A certainty for my favourite book shelf, despite being able to predict some of the secrets before they were revealed, and unusually for me, I will read Black Rabbit Hall over and over again. A modern day classic in my humble opinion, and I don’t say that lightly.

ABOUT THE BOOK

One golden family. One fateful summer. Four lives changed forever.

Amber Alton knows that the hours pass differently at Black Rabbit Hall, her London family's country estate where no two clocks read the same. Summers there are perfect, timeless. Not much ever happens. Until, one stormy evening in 1968, it does.
The idyllic world of the four Alton children is shattered. Fiercely bonded by the tragic events, they grow up fast. But when a glamorous stranger arrives, these loyalties are tested. Forbidden passions simmer. And another catastrophe looms...

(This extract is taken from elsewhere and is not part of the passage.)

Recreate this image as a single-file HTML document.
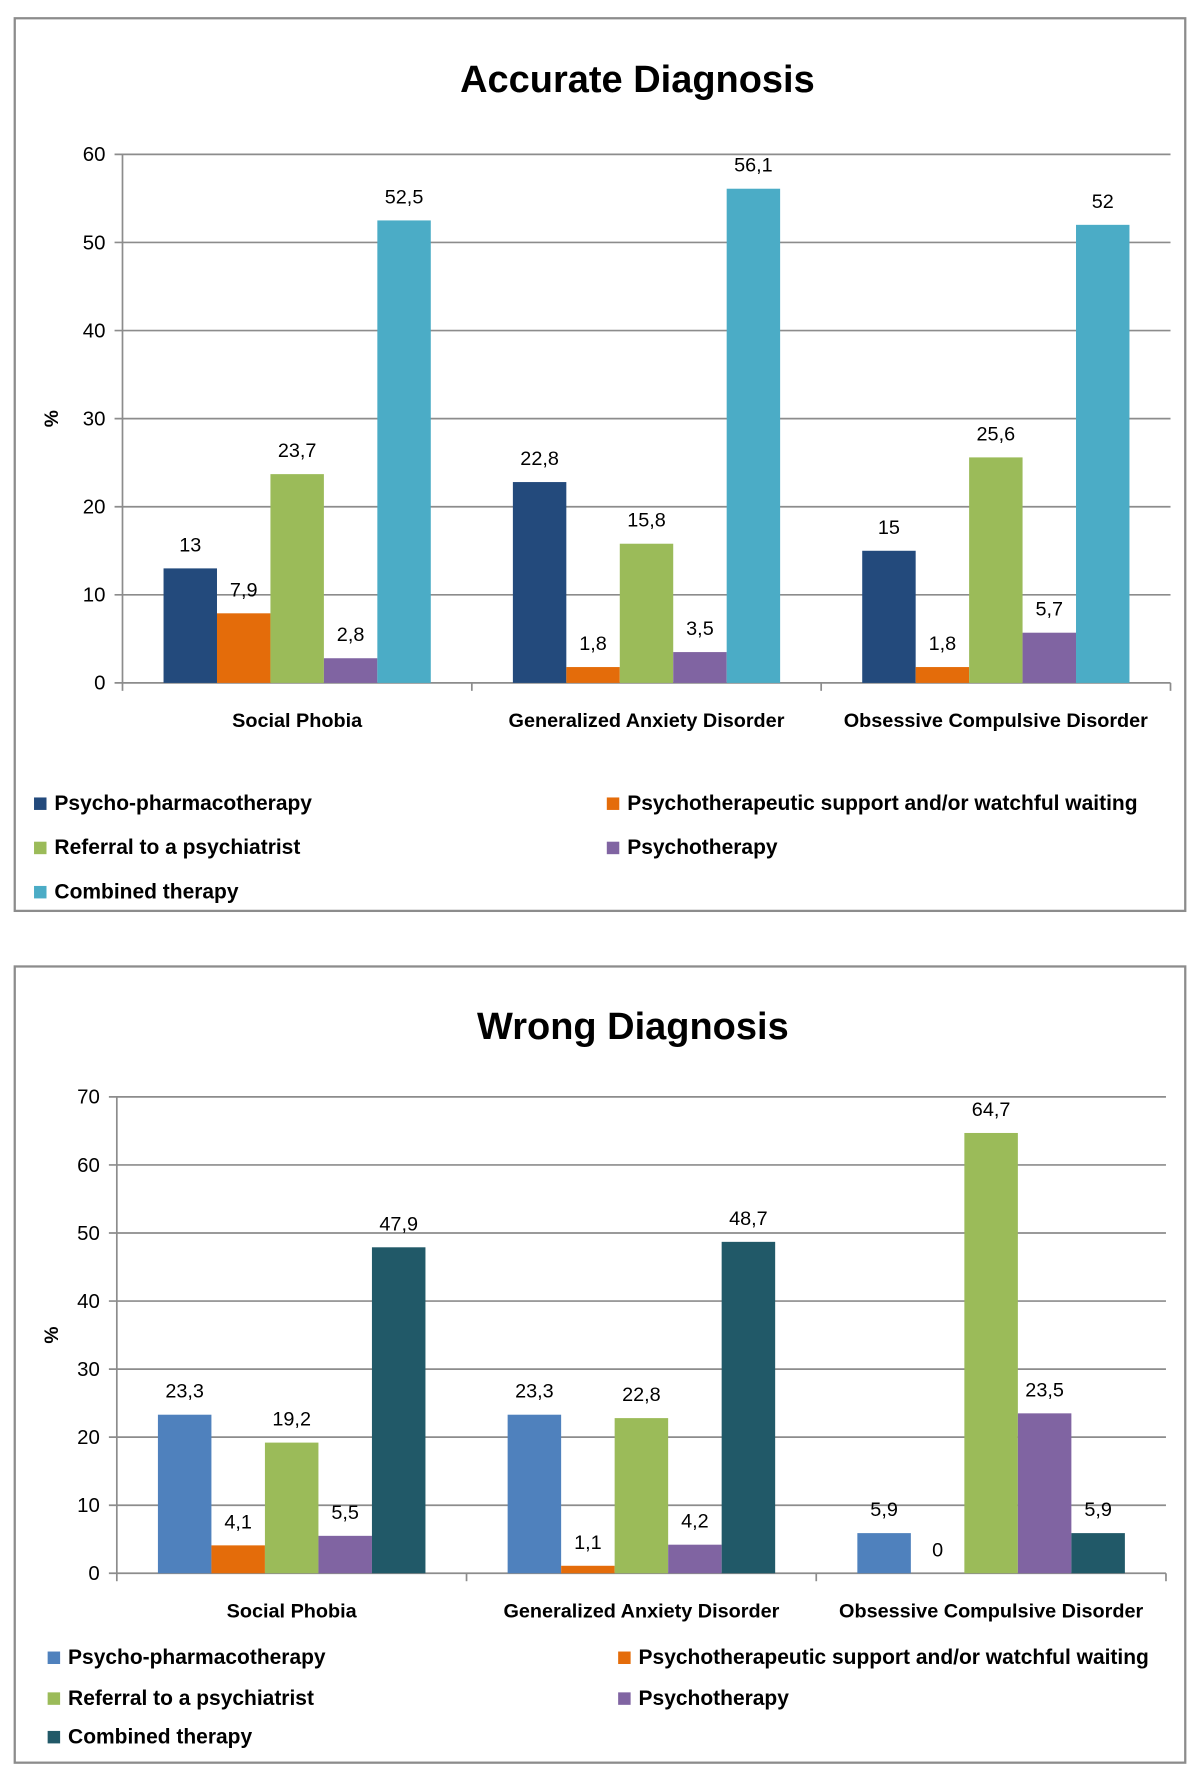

Decades later, Lorna and her fiancé wind their way through the countryside searching for a wedding venue. Lorna is drawn to a beautiful crumbling old house she hazily remembers from her childhood, feels a bond she does not understand. When she finds a disturbing message carved into an old oak tree by one of the Alton children, she begins to realise that Black Rabbit Hall's secret history is as dark and tangled as its woods, and that, much like her own past, it must be brought into the light.